Até mais Lula. Não deu. Não deu por uma série de razões. Uma pena. Estaríamos  muito melhores se todos aqueles nossos sonhos e esperanças tivessem se concretizado. Teria sido melhor que a sociedade brasileira não vivesse momentos de ódio e rancores, com a política sendo reduzida ao nós contra eles, independentemente de quem seja o “nós e eles”.

Teria sido bom Lula, se pudéssemos, por um instante que fosse, voltar ao passado, aqueles tempos em que você, entre outros homens e mulheres de bem, representavam ainda a boa e velha esperança de dias melhores para todos.

Só resta agora esperar que os novos e velhos atores, que ensaiam os primeiros movimentos no cenário ainda incerto das eleições deste ano, tenham a elevada estatura, ideias e coragem para trazer o País de volta a normalidade, restaurem o modo correto de fazer política e que enfim possamos pensar em projetos capazes de conduzir o nosso país ao patamar que ele precisa e que todos as pessoas de bem desejam.

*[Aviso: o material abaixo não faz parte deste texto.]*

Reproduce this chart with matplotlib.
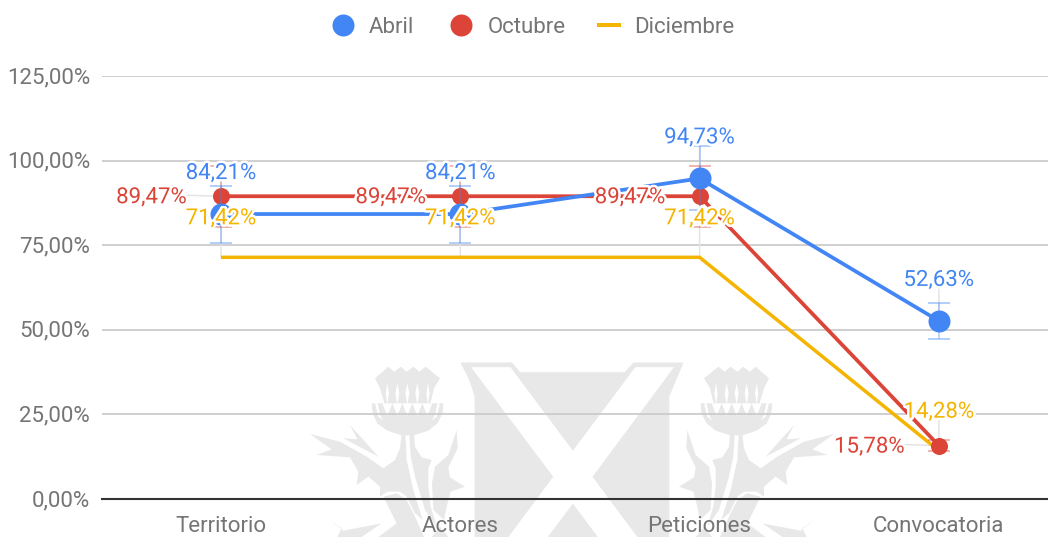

Precisamos novamente alimentar os nossos sonhos. É preciso voltar a luta para que o nosso futuro, as nossas expectativas de um tempo melhor para todos não termine, também, em um canto qualquer da história, triste, melancólico e sem perspectiva, como a saída de cena, daquele que representou tantos sonhos e esperanças e está hoje solitário em uma cela da Polícia Federal.